“BOG OFF” BLAIR

LABOUR’S NIGHTMARE EDUCATION PLANS

“BOG OFF” BLAIR

THE DAYS of “bog standard” comprehensives are over says Tony Blair. In practice he’s announced the end of comprehensive education and the opening up of education to big business. New Labour are returning to selection and privatising schools.

When in opposition Education Secretary David Blunkett pledged not to expand academic selection, which discriminates against working-class schoolchildren. Now under New Labour there are more children taught in selective schools than under the Tories.

How do Blunkett and Blair expect to get half of school students to university with selective education, tuition fees and student loans? (see pages 2 & 12)

And how will teachers be attracted to work in “failing schools” unless their lousy pay and conditions are substantially improved?

Big Business

“THE PROVISION of education is a market opportunity and should be treated as such” – European Round Table of Industrialists.

Big business are licking their lips at the profits to be made from New Labour’s education handouts.

In the US, schooling is a $650 billion marketable commodity to be traded for a profit.

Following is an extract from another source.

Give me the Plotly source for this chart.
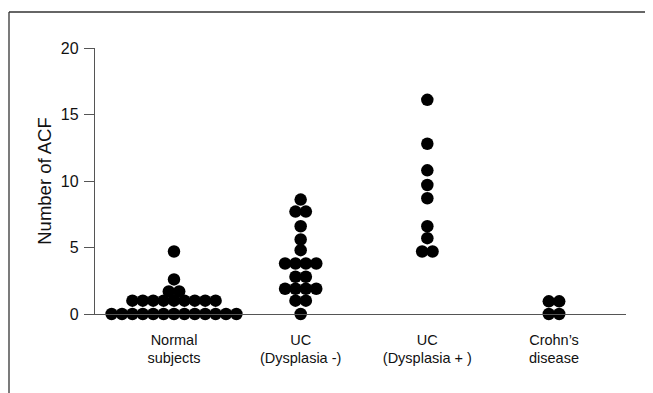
import plotly.graph_objects as go
from collections import Counter

# ---- data ----
categories = ["Normal<br>subjects", "UC<br>(Dysplasia -)", "UC<br>(Dysplasia + )", "Crohn\u2019s<br>disease"]
normal_subjects = [0, 0, 0, 0, 0, 0, 0, 0, 0, 0, 0, 0, 0,
                   1, 1, 1, 1, 1, 1, 1, 1, 1,
                   1.7, 1.7, 2.6, 4.7]
uc_dysplasia_neg = [0, 1.0, 1.0, 1.9, 1.9, 1.9, 1.9, 2.8, 2.8,
                    3.8, 3.8, 3.8, 3.8, 4.8, 5.6, 6.6, 7.7, 7.7, 8.6]
uc_dysplasia_pos = [4.7, 4.7, 5.7, 6.6, 8.7, 9.7, 10.8, 12.8, 16.1]
crohns_disease = [0, 0, 0.95, 0.95]
series = [normal_subjects, uc_dysplasia_neg, uc_dysplasia_pos, crohns_disease]
y_ticks = [0, 5, 10, 15, 20]

# ---- layout constants (page pixels; the page body has an 8px margin) ----
OFF = 8
WIN_W, WIN_H = 653, 393
W, H = WIN_W - OFF, WIN_H - OFF
L, R, T, B = 95 - OFF, 626 - OFF, 48 - OFF, 314 - OFF
cat_px0, cat_px3 = 174, 554
unit = (cat_px3 - cat_px0) / 3.0
x_lo = (95 - cat_px0) / unit
x_hi = (626 - cat_px0) / unit
dot_dx = 10.4 / unit

xs, ys = [], []
for ci, vals in enumerate(series):
    counts = Counter(vals)
    seen = Counter()
    for v in vals:
        n = counts[v]
        i = seen[v]
        seen[v] += 1
        xs.append(ci + (i - (n - 1) / 2.0) * dot_dx)
        ys.append(v)

fig = go.Figure()
fig.add_trace(go.Scatter(
    x=xs, y=ys, mode="markers",
    marker=dict(size=12.5, color="black", line=dict(width=0)),
    cliponaxis=False, showlegend=False, hoverinfo="y"))

axis_col = "#555555"
fig.update_layout(
    width=W, height=H,
    margin=dict(l=L, r=W - R, t=T, b=H - B, pad=0),
    plot_bgcolor="white", paper_bgcolor="white",
    font=dict(family="Liberation Sans, Arial, sans-serif", color="#111111", size=14),
    xaxis=dict(range=[x_lo, x_hi], tickvals=list(range(len(categories))),
               ticktext=categories, showline=True, linecolor=axis_col, linewidth=1.3,
               ticks="", showgrid=False, zeroline=False, ticklabelstandoff=12,
               tickfont=dict(size=14.5), fixedrange=True),
    yaxis=dict(range=[0, 20], tickvals=y_ticks, showline=True, linecolor=axis_col,
               linewidth=1.3, ticks="outside", ticklen=10, tickcolor=axis_col,
               tickwidth=1.3, showgrid=False, zeroline=False,
               tickfont=dict(size=16), ticklabelstandoff=2,
               title=dict(text="Number of ACF", font=dict(size=18.5), standoff=4),
               fixedrange=True),
)

# decorative frame (top and left edges of the figure panel), in figure pixels
def fx(px):
    return (px - L) / (R - L)

def fy(py):
    return (B - py) / (B - T)

frame_col = "#333333"
fig.add_shape(type="line", xref="paper", yref="paper",
              x0=fx(1), x1=fx(W + 5), y0=fy(4), y1=fy(4),
              line=dict(color=frame_col, width=1.3))
fig.add_shape(type="line", xref="paper", yref="paper",
              x0=fx(1), x1=fx(1), y0=fy(4), y1=fy(H + 5),
              line=dict(color=frame_col, width=1.3))

fig.write_html("out.html", config={"displayModeBar": False})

It’s a system where schoolchildren are viewed by marketing directors as ‘consumers in training’.

Already teaching packs from big business have been circulated in British schools by corporations. British Nuclear Fuels explained safety problems in the nuclear industry by saying: “Accidents happen all the time. Can you think of some accidents that have happened in school, at home or locally?”

Companies, which include WHSmith, McDonald’s, Shell, British Aerospace, ICI, Cadbury Schweppes, are all muscling in on education, keen to promote their products and brand name.

Education management is big business. In February 1999, King’s Manor school in Guildford, Surrey, became the first to be run by a private company – 3Es Enterprises. Nord Anglia predicts that 200 state schools will be wholly managed by private companies in five years.

Clearly, these companies will be pressurised by major shareholders to select out pupils who do badly in order to raise their ratings, win more contracts and make bigger profits.

Many local education authorities are badly run and underfunded. Comprehensive education should be democratically run involving teachers, parents and students.

Instead of big business taking over education let’s take over big business and use its resources to rebuild a fully-funded, comprehensive education system.

“BY ABANDONING comprehensive education schools will pick and choose the students they want in order to increase their standing in league tables, while thousands more will be condemned to second-class ‘sink schools’.”
Martin Powell-Davies, secretary, Lewisham National Union of Teachers
“WALTHAM FOREST council wants to sign a seven-year contract – a ‘Public, Private, Public Partnership’ – with a private company which will make a substantial profit for the successful bidder.
“Kevin McNeany, the chief executive of Nord Anglia Amey (NAA) one of the shortlisted companies, was prosecuted by an employment tribunal for instigating race discrimination. Yet Waltham Forest is a borough where 50% of schoolchildren are from ethnic minority backgrounds.
“What concerns many parents is that the proposed structure will lead to the fragmentation which proved the downfall of the privatised railway system. It does not bode well for our children’s education.”